▶ **Data shown**
►

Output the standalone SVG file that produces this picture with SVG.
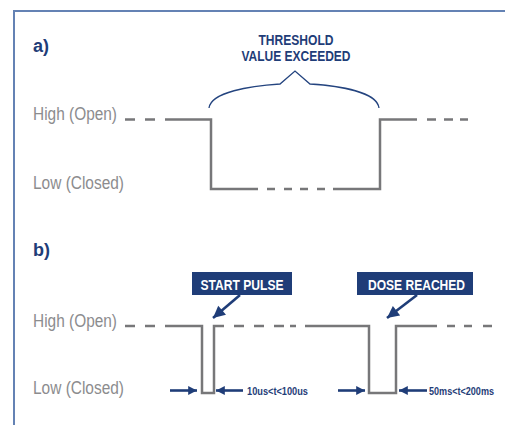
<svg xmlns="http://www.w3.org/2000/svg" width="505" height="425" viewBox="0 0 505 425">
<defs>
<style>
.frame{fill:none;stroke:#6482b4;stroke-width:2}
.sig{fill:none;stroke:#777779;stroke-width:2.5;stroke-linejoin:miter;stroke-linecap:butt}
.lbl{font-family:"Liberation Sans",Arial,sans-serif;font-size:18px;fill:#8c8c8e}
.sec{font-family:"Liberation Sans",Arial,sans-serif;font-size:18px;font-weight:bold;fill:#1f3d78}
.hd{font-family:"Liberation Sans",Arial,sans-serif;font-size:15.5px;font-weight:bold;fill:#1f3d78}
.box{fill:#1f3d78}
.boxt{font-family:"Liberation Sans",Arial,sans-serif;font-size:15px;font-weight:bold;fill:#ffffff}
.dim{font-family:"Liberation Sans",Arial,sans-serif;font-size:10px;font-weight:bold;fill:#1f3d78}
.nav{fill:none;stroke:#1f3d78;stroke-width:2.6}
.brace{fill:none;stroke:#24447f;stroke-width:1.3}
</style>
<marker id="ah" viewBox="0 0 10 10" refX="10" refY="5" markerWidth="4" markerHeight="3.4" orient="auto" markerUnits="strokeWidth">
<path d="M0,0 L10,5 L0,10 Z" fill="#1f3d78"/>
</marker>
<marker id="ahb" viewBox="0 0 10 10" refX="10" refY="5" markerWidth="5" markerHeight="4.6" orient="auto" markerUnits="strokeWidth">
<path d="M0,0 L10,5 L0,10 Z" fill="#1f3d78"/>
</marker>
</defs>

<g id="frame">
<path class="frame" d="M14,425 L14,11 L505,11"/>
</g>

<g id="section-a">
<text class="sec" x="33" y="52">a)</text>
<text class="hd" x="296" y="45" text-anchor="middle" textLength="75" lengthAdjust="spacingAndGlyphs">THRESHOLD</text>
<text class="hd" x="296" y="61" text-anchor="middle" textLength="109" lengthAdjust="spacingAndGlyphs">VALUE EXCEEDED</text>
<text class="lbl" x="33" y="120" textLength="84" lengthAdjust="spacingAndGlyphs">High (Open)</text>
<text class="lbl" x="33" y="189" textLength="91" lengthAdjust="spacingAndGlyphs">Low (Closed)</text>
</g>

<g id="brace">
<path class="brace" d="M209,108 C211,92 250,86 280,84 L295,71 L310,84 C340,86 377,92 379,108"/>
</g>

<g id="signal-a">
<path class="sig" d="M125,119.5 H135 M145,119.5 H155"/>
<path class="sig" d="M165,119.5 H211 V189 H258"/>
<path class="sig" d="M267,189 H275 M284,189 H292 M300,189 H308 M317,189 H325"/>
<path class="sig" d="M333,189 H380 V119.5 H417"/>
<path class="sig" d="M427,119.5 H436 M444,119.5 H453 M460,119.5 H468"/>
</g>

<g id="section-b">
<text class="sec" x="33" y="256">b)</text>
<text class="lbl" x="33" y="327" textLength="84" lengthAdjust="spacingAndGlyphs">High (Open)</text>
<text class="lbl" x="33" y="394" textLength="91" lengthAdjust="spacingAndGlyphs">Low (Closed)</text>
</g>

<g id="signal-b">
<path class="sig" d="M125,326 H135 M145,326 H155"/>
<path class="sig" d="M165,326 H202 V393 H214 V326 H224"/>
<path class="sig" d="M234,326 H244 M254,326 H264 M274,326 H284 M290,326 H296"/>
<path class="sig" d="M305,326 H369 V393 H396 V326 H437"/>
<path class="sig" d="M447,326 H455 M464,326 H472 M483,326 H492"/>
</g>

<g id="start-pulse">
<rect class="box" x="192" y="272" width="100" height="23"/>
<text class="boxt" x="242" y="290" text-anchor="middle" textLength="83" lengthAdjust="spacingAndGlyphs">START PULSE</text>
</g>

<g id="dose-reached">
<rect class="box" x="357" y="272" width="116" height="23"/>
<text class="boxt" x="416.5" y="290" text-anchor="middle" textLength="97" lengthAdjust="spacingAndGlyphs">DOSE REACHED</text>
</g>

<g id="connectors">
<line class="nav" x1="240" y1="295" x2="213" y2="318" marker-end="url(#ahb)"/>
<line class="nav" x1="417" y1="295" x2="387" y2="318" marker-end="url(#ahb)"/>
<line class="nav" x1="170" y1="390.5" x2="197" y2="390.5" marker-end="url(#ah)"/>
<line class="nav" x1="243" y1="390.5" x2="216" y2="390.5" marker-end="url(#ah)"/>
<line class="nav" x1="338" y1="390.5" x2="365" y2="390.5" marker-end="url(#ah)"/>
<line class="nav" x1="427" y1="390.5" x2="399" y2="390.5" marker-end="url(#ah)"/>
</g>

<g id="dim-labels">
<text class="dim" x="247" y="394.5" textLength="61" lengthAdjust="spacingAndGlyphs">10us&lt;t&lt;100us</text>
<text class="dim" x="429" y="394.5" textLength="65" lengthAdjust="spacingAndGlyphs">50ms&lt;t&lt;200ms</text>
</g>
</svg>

◄

▶ **Work required**
Reproduce the material in its entirety and word for word, without the pictures.

▶ **Answer to this problem**
Output the standalone SVG file that produces this picture with SVG.
<svg xmlns="http://www.w3.org/2000/svg" width="505" height="425" viewBox="0 0 505 425">
<defs>
<style>
.frame{fill:none;stroke:#6482b4;stroke-width:2}
.sig{fill:none;stroke:#777779;stroke-width:2.5;stroke-linejoin:miter;stroke-linecap:butt}
.lbl{font-family:"Liberation Sans",Arial,sans-serif;font-size:18px;fill:#8c8c8e}
.sec{font-family:"Liberation Sans",Arial,sans-serif;font-size:18px;font-weight:bold;fill:#1f3d78}
.hd{font-family:"Liberation Sans",Arial,sans-serif;font-size:15.5px;font-weight:bold;fill:#1f3d78}
.box{fill:#1f3d78}
.boxt{font-family:"Liberation Sans",Arial,sans-serif;font-size:15px;font-weight:bold;fill:#ffffff}
.dim{font-family:"Liberation Sans",Arial,sans-serif;font-size:10px;font-weight:bold;fill:#1f3d78}
.nav{fill:none;stroke:#1f3d78;stroke-width:2.6}
.brace{fill:none;stroke:#24447f;stroke-width:1.3}
</style>
<marker id="ah" viewBox="0 0 10 10" refX="10" refY="5" markerWidth="4" markerHeight="3.4" orient="auto" markerUnits="strokeWidth">
<path d="M0,0 L10,5 L0,10 Z" fill="#1f3d78"/>
</marker>
<marker id="ahb" viewBox="0 0 10 10" refX="10" refY="5" markerWidth="5" markerHeight="4.6" orient="auto" markerUnits="strokeWidth">
<path d="M0,0 L10,5 L0,10 Z" fill="#1f3d78"/>
</marker>
</defs>

<g id="frame">
<path class="frame" d="M14,425 L14,11 L505,11"/>
</g>

<g id="section-a">
<text class="sec" x="33" y="52">a)</text>
<text class="hd" x="296" y="45" text-anchor="middle" textLength="75" lengthAdjust="spacingAndGlyphs">THRESHOLD</text>
<text class="hd" x="296" y="61" text-anchor="middle" textLength="109" lengthAdjust="spacingAndGlyphs">VALUE EXCEEDED</text>
<text class="lbl" x="33" y="120" textLength="84" lengthAdjust="spacingAndGlyphs">High (Open)</text>
<text class="lbl" x="33" y="189" textLength="91" lengthAdjust="spacingAndGlyphs">Low (Closed)</text>
</g>

<g id="brace">
<path class="brace" d="M209,108 C211,92 250,86 280,84 L295,71 L310,84 C340,86 377,92 379,108"/>
</g>

<g id="signal-a">
<path class="sig" d="M125,119.5 H135 M145,119.5 H155"/>
<path class="sig" d="M165,119.5 H211 V189 H258"/>
<path class="sig" d="M267,189 H275 M284,189 H292 M300,189 H308 M317,189 H325"/>
<path class="sig" d="M333,189 H380 V119.5 H417"/>
<path class="sig" d="M427,119.5 H436 M444,119.5 H453 M460,119.5 H468"/>
</g>

<g id="section-b">
<text class="sec" x="33" y="256">b)</text>
<text class="lbl" x="33" y="327" textLength="84" lengthAdjust="spacingAndGlyphs">High (Open)</text>
<text class="lbl" x="33" y="394" textLength="91" lengthAdjust="spacingAndGlyphs">Low (Closed)</text>
</g>

<g id="signal-b">
<path class="sig" d="M125,326 H135 M145,326 H155"/>
<path class="sig" d="M165,326 H202 V393 H214 V326 H224"/>
<path class="sig" d="M234,326 H244 M254,326 H264 M274,326 H284 M290,326 H296"/>
<path class="sig" d="M305,326 H369 V393 H396 V326 H437"/>
<path class="sig" d="M447,326 H455 M464,326 H472 M483,326 H492"/>
</g>

<g id="start-pulse">
<rect class="box" x="192" y="272" width="100" height="23"/>
<text class="boxt" x="242" y="290" text-anchor="middle" textLength="83" lengthAdjust="spacingAndGlyphs">START PULSE</text>
</g>

<g id="dose-reached">
<rect class="box" x="357" y="272" width="116" height="23"/>
<text class="boxt" x="416.5" y="290" text-anchor="middle" textLength="97" lengthAdjust="spacingAndGlyphs">DOSE REACHED</text>
</g>

<g id="connectors">
<line class="nav" x1="240" y1="295" x2="213" y2="318" marker-end="url(#ahb)"/>
<line class="nav" x1="417" y1="295" x2="387" y2="318" marker-end="url(#ahb)"/>
<line class="nav" x1="170" y1="390.5" x2="197" y2="390.5" marker-end="url(#ah)"/>
<line class="nav" x1="243" y1="390.5" x2="216" y2="390.5" marker-end="url(#ah)"/>
<line class="nav" x1="338" y1="390.5" x2="365" y2="390.5" marker-end="url(#ah)"/>
<line class="nav" x1="427" y1="390.5" x2="399" y2="390.5" marker-end="url(#ah)"/>
</g>

<g id="dim-labels">
<text class="dim" x="247" y="394.5" textLength="61" lengthAdjust="spacingAndGlyphs">10us&lt;t&lt;100us</text>
<text class="dim" x="429" y="394.5" textLength="65" lengthAdjust="spacingAndGlyphs">50ms&lt;t&lt;200ms</text>
</g>
</svg>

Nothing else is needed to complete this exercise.